→ WHAT TO DO: Without the pictures, write out all the lines below exactly as they appear.

→ GIVEN DATA:
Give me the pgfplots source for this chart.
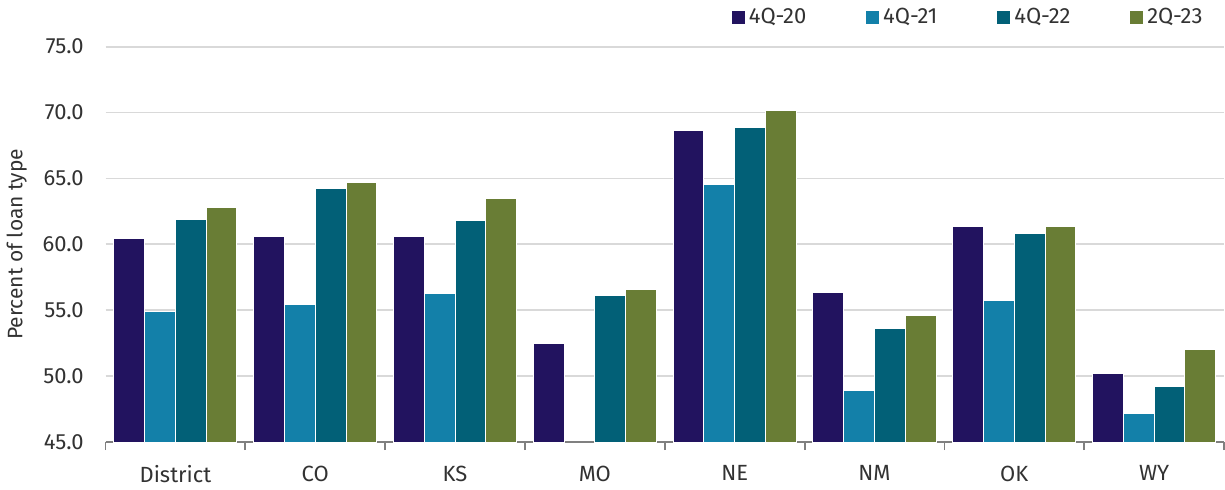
\documentclass[border=0pt]{standalone}
\usepackage{fontspec}
\setmainfont{Fira Sans}
\usepackage{pgfplots}
\pgfplotsset{compat=1.18}
\definecolor{cA}{RGB}{34,19,95}
\definecolor{cB}{RGB}{19,128,169}
\definecolor{cC}{RGB}{2,96,119}
\definecolor{cD}{RGB}{105,125,53}
\definecolor{txt}{RGB}{50,50,50}
\begin{document}
\begin{tikzpicture}
\begin{axis}[
  scale only axis, width=560pt, height=198pt,
  ybar=0pt, bar width=0.22,
  xmin=-0.5, xmax=7.5, ymin=45, ymax=75,
  xtick={0,...,7},
  xticklabels={District,CO,KS,MO,NE,NM,OK,WY},
  ytick={45,50,...,75},
  axis x line*=bottom, axis y line*=left,
  y axis line style={draw=none},
  x axis line style={draw=black!50, line width=0.9pt},
  major tick style={draw=none},
  extra x ticks={-0.5,0.5,...,7.5},
  extra x tick labels={},
  extra x tick style={tick align=outside, major tick length=4pt, major tick style={draw=black!50, line width=0.9pt}, tick label style={inner sep=0pt}},
  ymajorgrids, grid style={draw=black!15, line width=0.9pt},
  tick label style={font=\fontsize{11}{13}\selectfont, text=txt},
  y tick label style={xshift=-7.5pt},
  x tick label style={yshift=-4pt},
  /pgf/number format/assume math mode=true,
  yticklabel={\pgfmathprintnumber[fixed,fixed zerofill,precision=1]{\tick}},
  ylabel={Percent of loan type},
  ylabel style={font=\fontsize{10.5}{12}\selectfont, text=txt, yshift=1pt},
  every axis plot/.append style={draw=white, line width=0.5pt},
  legend style={draw=none, at={(0.99,1.03)}, anchor=south east, legend columns=4,
    font=\fontsize{11}{13}\selectfont, text=txt,
    /tikz/every even column/.append style={column sep=28pt}},
  legend image code/.code={\fill[#1, draw=none] (0pt,-3.25pt) rectangle (6.5pt,3.25pt);},
  clip=false,
]
\addplot[fill=cA] coordinates {(0,60.45) (1,60.56) (2,60.6) (3,52.48) (4,68.67) (5,56.36) (6,61.34) (7,50.18)};
\addplot[fill=cB] coordinates {(0,54.9) (1,55.4) (2,56.24) (4,64.55) (5,48.94) (6,55.71) (7,47.17)};
\addplot[fill=cC] coordinates {(0,61.9) (1,64.27) (2,61.82) (3,56.1) (4,68.9) (5,53.6) (6,60.86) (7,49.22)};
\addplot[fill=cD] coordinates {(0,62.8) (1,64.67) (2,63.5) (3,56.57) (4,70.13) (5,54.58) (6,61.39) (7,52.0)};
\legend{4Q-20,4Q-21,4Q-22,2Q-23}
\end{axis}
\end{tikzpicture}
\end{document}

→ OUTPUT FOR THIS EXERCISE:
Give me the pgfplots source for this chart.
\documentclass[border=0pt]{standalone}
\usepackage{fontspec}
\setmainfont{Fira Sans}
\usepackage{pgfplots}
\pgfplotsset{compat=1.18}
\definecolor{cA}{RGB}{34,19,95}
\definecolor{cB}{RGB}{19,128,169}
\definecolor{cC}{RGB}{2,96,119}
\definecolor{cD}{RGB}{105,125,53}
\definecolor{txt}{RGB}{50,50,50}
\begin{document}
\begin{tikzpicture}
\begin{axis}[
  scale only axis, width=560pt, height=198pt,
  ybar=0pt, bar width=0.22,
  xmin=-0.5, xmax=7.5, ymin=45, ymax=75,
  xtick={0,...,7},
  xticklabels={District,CO,KS,MO,NE,NM,OK,WY},
  ytick={45,50,...,75},
  axis x line*=bottom, axis y line*=left,
  y axis line style={draw=none},
  x axis line style={draw=black!50, line width=0.9pt},
  major tick style={draw=none},
  extra x ticks={-0.5,0.5,...,7.5},
  extra x tick labels={},
  extra x tick style={tick align=outside, major tick length=4pt, major tick style={draw=black!50, line width=0.9pt}, tick label style={inner sep=0pt}},
  ymajorgrids, grid style={draw=black!15, line width=0.9pt},
  tick label style={font=\fontsize{11}{13}\selectfont, text=txt},
  y tick label style={xshift=-7.5pt},
  x tick label style={yshift=-4pt},
  /pgf/number format/assume math mode=true,
  yticklabel={\pgfmathprintnumber[fixed,fixed zerofill,precision=1]{\tick}},
  ylabel={Percent of loan type},
  ylabel style={font=\fontsize{10.5}{12}\selectfont, text=txt, yshift=1pt},
  every axis plot/.append style={draw=white, line width=0.5pt},
  legend style={draw=none, at={(0.99,1.03)}, anchor=south east, legend columns=4,
    font=\fontsize{11}{13}\selectfont, text=txt,
    /tikz/every even column/.append style={column sep=28pt}},
  legend image code/.code={\fill[#1, draw=none] (0pt,-3.25pt) rectangle (6.5pt,3.25pt);},
  clip=false,
]
\addplot[fill=cA] coordinates {(0,60.45) (1,60.56) (2,60.6) (3,52.48) (4,68.67) (5,56.36) (6,61.34) (7,50.18)};
\addplot[fill=cB] coordinates {(0,54.9) (1,55.4) (2,56.24) (4,64.55) (5,48.94) (6,55.71) (7,47.17)};
\addplot[fill=cC] coordinates {(0,61.9) (1,64.27) (2,61.82) (3,56.1) (4,68.9) (5,53.6) (6,60.86) (7,49.22)};
\addplot[fill=cD] coordinates {(0,62.8) (1,64.67) (2,63.5) (3,56.57) (4,70.13) (5,54.58) (6,61.39) (7,52.0)};
\legend{4Q-20,4Q-21,4Q-22,2Q-23}
\end{axis}
\end{tikzpicture}
\end{document}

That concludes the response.